Sayuki promotes the industry on her website, sayuki.net.

She offsets the cost of training charging foreigners approximately $60 to watch the geishas take lessons or get ready for a banquet.

"The lesson fees for young geisha are very expensive," said Sayuki. "It's hard to finance for the young geisha. You have to train first. So, we decided to open our lessons to foreign tourists so they can watch. They've had something like that in the sumo world. But, this is the first time we've done it. It's a charity project. All the proceeds of inviting tourists to watch our activities go straight into geisha training. It provides some income from older members of community who are teaching us. And, it helps support the young geisha training."

Her geishas also travel overseas.

"We perform at private parties or restaurants or trade fairs. We want to do a geisha roadshow in America," said Sayuki.

Tazusa says she likes being able to perform the same way women did 100 years ago.

"People look at me like a celebrity. I'm always excited. People in the town, all people look at me, some people take a photo of me. It makes me feel like I'm back in the Edo period," said Tazusa. "Being geisha is still like a dream job."

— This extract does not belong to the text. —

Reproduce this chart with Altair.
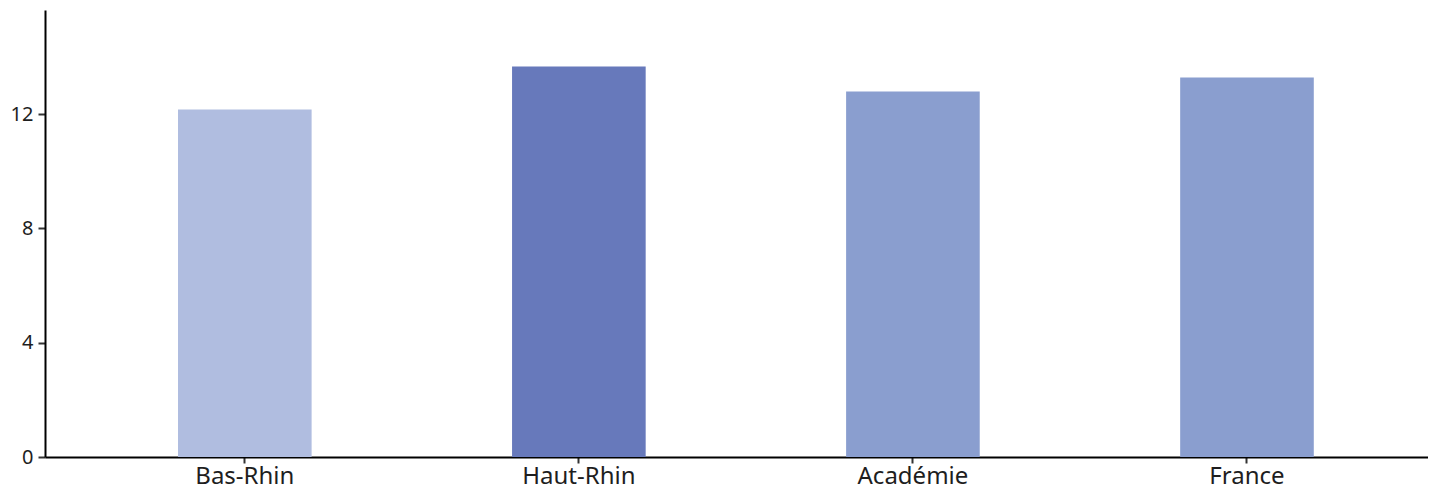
import altair as alt
import pandas as pd

categories = ["Bas-Rhin", "Haut-Rhin", "Académie", "France"]
values = [12.16, 13.66, 12.79, 13.28]
colors = ["#b0bde0", "#6779bb", "#8a9ecf", "#8a9ecf"]

df = pd.DataFrame({"cat": categories, "val": values, "color": colors})

chart = alt.Chart(df).mark_bar().encode(
    x=alt.X("cat:N", sort=categories, title=None,
            scale=alt.Scale(paddingInner=0.6, paddingOuter=0.37, align=0.538),
            axis=alt.Axis(labelAngle=0, labelFontSize=24, labelColor="#1e1e1e",
                          labelFont="Noto Sans", domainColor="#000000", domainWidth=2,
                          tickColor="#333333", tickSize=6, tickWidth=2, labelPadding=1)),
    y=alt.Y("val:Q", title=None,
            scale=alt.Scale(domain=[0, 15.64], nice=False, zero=True),
            axis=alt.Axis(values=[0, 4, 8, 12], grid=False, labelFontSize=20,
                          labelColor="#1e1e1e", labelFont="Noto Sans",
                          domainColor="#000000", domainWidth=2,
                          tickColor="#333333", tickSize=7, tickWidth=2, labelPadding=5)),
    color=alt.Color("color:N", scale=None),
).properties(
    width=1383, height=447,
    padding={"left": 2, "top": 2, "right": 0, "bottom": 0},
).configure_view(stroke=None)

chart.save("out.html", embed_options={"renderer": "svg", "actions": False})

"It's been an amazing experience to become a Geisha," said Sayuki. "I think so many things are a value in any aspect of life. Dealing with people, entertaining people, keeping your customers happy, finding new customers, reviving a Geisha district involves a lot of modern business as well. I think it's a wonderful path to self development."

Sayuki says she has been able to continue other interests too.

"Becoming a geisha doesn't mean that you have to give up everything modern. One year after I became a geisha, I was given the opportunity to lecture at University which was the job I had before I became a geisha, she said. "It's been an interesting path. I'm the first geisha to lecture at University. I think it's the first time that a Japanese University has had geisha studies. So, we don't give up the modern world. We're able to do both things at once."